■ PROBLEM STATEMENT ■
Only the lines from the start of the data through the line containing "import plotly.graph_objects as go" should be written out, exactly as they are, with both ends included and the pictures left out.

■ PROVIDED DATA ■
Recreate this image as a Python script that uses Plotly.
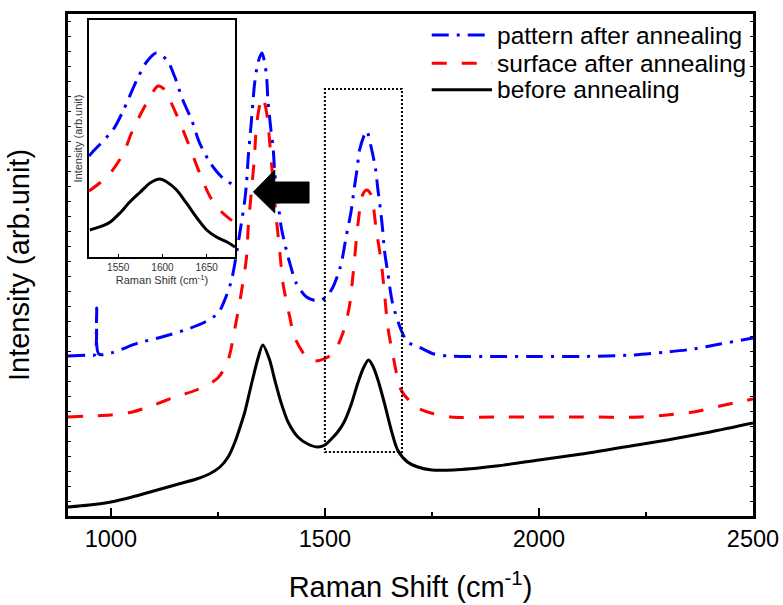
import plotly.graph_objects as go

# ---- Raman spectra (main panel), intensity in arbitrary units ----
pattern_x = [900, 950, 962, 967, 972, 1000, 1064, 1119, 1173, 1220, 1251, 1266, 1282,
             1305, 1313, 1317, 1321, 1328, 1332, 1336, 1344, 1353, 1363, 1367, 1374,
             1379, 1383, 1391, 1398, 1406, 1418, 1433, 1457, 1484, 1503, 1519, 1534,
             1540, 1550, 1561, 1569, 1575, 1581, 1594, 1598, 1608, 1618, 1624, 1630,
             1635, 1639, 1647, 1658, 1678, 1693, 1720, 1755, 1794, 1900, 2000, 2100,
             2220, 2299, 2361, 2423, 2500]
pattern_y = [162, 163, 163, 210, 164, 165, 175, 181, 188, 196, 205, 218, 238,
             295, 318, 335, 361, 395, 416, 435, 456, 465, 445, 418, 388,
             371, 345, 315, 291, 275, 255, 235, 221, 217, 221, 231, 248,
             258, 282, 306, 331, 348, 368, 385, 387, 371, 350, 328, 308,
             288, 268, 245, 215, 188, 176, 171, 164, 162, 161.5, 161.5, 161.5,
             163, 166, 169, 174, 180]

surface_x = [900, 950, 1000, 1050, 1100, 1150, 1200, 1250, 1274, 1290, 1305, 1317,
             1321, 1328, 1335, 1340, 1348, 1355, 1362, 1367, 1374, 1387, 1395, 1402,
             1418, 1429, 1457, 1476, 1503, 1522, 1542, 1557, 1569, 1577, 1588, 1598,
             1608, 1620, 1631, 1639, 1647, 1658, 1678, 1700, 1717, 1748, 1794, 1900,
             2000, 2100, 2237, 2299, 2361, 2423, 2500]
surface_y = [101, 102, 103, 106, 113, 121, 128, 140, 158, 190, 226, 261,
             291, 325, 358, 391, 413, 421, 410, 395, 361, 298, 265, 235,
             201, 181, 161, 157, 160, 166, 185, 211, 258, 293, 323, 328,
             323, 288, 258, 226, 191, 165, 128, 116, 110, 105, 101, 101,
             101, 101, 101, 103, 106, 112, 119]

before_x = [900, 950, 1000, 1050, 1100, 1150, 1200, 1230, 1255, 1274, 1290, 1305, 1313,
            1328, 1344, 1355, 1371, 1383, 1398, 1414, 1437, 1460, 1484, 1500, 1515,
            1530, 1545, 1561, 1577, 1590, 1602, 1612, 1624, 1639, 1655, 1670, 1693,
            1717, 1750, 1800, 1900, 2000, 2100, 2200, 2300, 2400, 2500]
before_y = [11, 13, 16, 21, 27, 33, 39, 44, 51, 61, 76, 95, 106,
            133, 160, 173, 158, 138, 115, 96, 81, 74, 71, 73, 79,
            86, 96, 113, 135, 150, 158, 152, 138, 115, 88, 68, 56,
            51, 48, 48, 52, 58, 64, 71, 78, 86, 95]

# ---- G-band detail (inset), intensity in arbitrary units ----
in_pattern_x = [1517, 1522, 1544, 1556, 1571, 1582, 1593, 1605, 1614, 1623, 1633, 1642, 1654, 1667, 1682]
in_pattern_y = [101, 106, 127, 147, 177, 195, 204, 197, 180, 157, 137, 114, 94, 80, 71]

in_surface_x = [1517, 1529, 1542, 1556, 1565, 1576, 1586, 1595, 1603, 1610, 1620, 1629, 1642, 1654, 1667, 1682]
in_surface_y = [66, 74, 85, 104, 124, 144, 160, 171, 167, 154, 134, 114, 84, 60, 45, 34]

in_before_x = [1518, 1529, 1541, 1552, 1563, 1575, 1586, 1597, 1605, 1616, 1627, 1639, 1650, 1661, 1673, 1682]
in_before_y = [27, 30, 35, 44, 55, 65, 74, 78, 75, 67, 54, 39, 27, 20, 15, 10]

series_names = ["pattern after annealing", "surface after annealing", "before annealing"]
series_colors = ["#0000ff", "#ff0000", "#000000"]
series_dash = ["17px,8px,3px,8px", "15px,15px", "solid"]

x_ticks = [1000, 1500, 2000, 2500]
x_minor = [1250, 1750, 2250]
inset_ticks = [1550, 1600, 1650]

FONT = "Liberation Sans, Arial, sans-serif"

fig = go.Figure()

main_data = [(pattern_x, pattern_y), (surface_x, surface_y), (before_x, before_y)]
inset_data = [(in_pattern_x, in_pattern_y), (in_surface_x, in_surface_y), (in_before_x, in_before_y)]

for (xs, ys), name, col, dash in zip(main_data, series_names, series_colors, series_dash):
    fig.add_trace(go.Scatter(x=xs, y=ys, mode="lines", name=name, showlegend=False,
                             line=dict(color=col, width=3, dash=dash, shape="spline", smoothing=0.8)))

for (xs, ys), name, col, dash in zip(inset_data, series_names, series_colors, series_dash):
    fig.add_trace(go.Scatter(x=xs, y=ys, mode="lines", name=name, showlegend=False,
                             xaxis="x2", yaxis="y2",
                             line=dict(color=col, width=3, dash=dash, shape="spline", smoothing=0.8)))

shapes = []
# dotted box around the G band
shapes.append(dict(type="rect", xref="x", yref="y", x0=1500, x1=1680, y0=66, y1=429,
                   line=dict(color="black", width=2, dash="2px,2px"), layer="above"))
# arrow pointing at the D band
shapes.append(dict(type="path", xref="x", yref="y",
                   path="M1333,326 L1383,348 L1383,336 L1463,336 L1463,315 L1383,315 L1383,305 Z",
                   fillcolor="black", line=dict(color="black", width=1)))

annotations = []
# legend key
legend_rows = [0.958, 0.902, 0.849]
for name, col, dash, yy in zip(series_names, series_colors, series_dash, legend_rows):
    shapes.append(dict(type="line", xref="paper", yref="paper", x0=0.531, x1=0.619, y0=yy, y1=yy,
                       line=dict(color=col, width=3, dash=dash)))
    annotations.append(dict(xref="paper", yref="paper", x=0.623, y=yy, text=name, showarrow=False,
                            xanchor="left", yanchor="middle",
                            font=dict(family=FONT, size=24.5, color="black")))

fig.update_layout(
    width=783, height=605,
    margin=dict(l=68, r=30, t=14, b=89),
    paper_bgcolor="white", plot_bgcolor="white",
    font=dict(family=FONT, color="black"),
    shapes=shapes, annotations=annotations,
    xaxis=dict(range=[900, 2500], tickvals=x_ticks, ticks="inside", ticklen=8, tickwidth=2,
               tickcolor="black", showline=True, linewidth=3, linecolor="black", mirror=True,
               showgrid=False, zeroline=False, tickfont=dict(size=23.5), automargin=False,
               minor=dict(tickvals=x_minor, ticks="inside", ticklen=4, tickwidth=2, tickcolor="black"),
               title=dict(text="Raman Shift (cm<sup>-1</sup>)", font=dict(size=29), standoff=26)),
    yaxis=dict(range=[2, 504], showticklabels=False, ticks="inside", ticklen=3, tickwidth=1,
               tick0=2, dtick=15, tickcolor="black", showline=True, linewidth=3, linecolor="black",
               mirror="ticks", showgrid=False, zeroline=False, automargin=False,
               title=dict(text="Intensity (arb.unit)", font=dict(size=29), standoff=27)),
    xaxis2=dict(domain=[0.0307, 0.2438], anchor="y2", range=[1517, 1682], tickvals=inset_ticks,
                ticks="inside", ticklen=3, tickwidth=1, tickcolor="black", showline=True,
                linewidth=1.5, linecolor="black", mirror=True, showgrid=False, zeroline=False,
                automargin=False, tickfont=dict(size=10, color="#333"),
                title=dict(text="Raman Shift (cm<sup>-1</sup>)", font=dict(size=11, color="#333"), standoff=2)),
    yaxis2=dict(domain=[0.516, 0.988], anchor="x2", range=[0, 237], showticklabels=False, ticks="",
                showline=True, linewidth=1.5, linecolor="black", mirror=True, showgrid=False,
                zeroline=False, automargin=False,
                title=dict(text="Intensity (arb.unit)", font=dict(size=11, color="#333"), standoff=2)),
)

fig.write_html("out.html")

■ THE ANSWER ■
Recreate this image as a Python script that uses Plotly.
import plotly.graph_objects as go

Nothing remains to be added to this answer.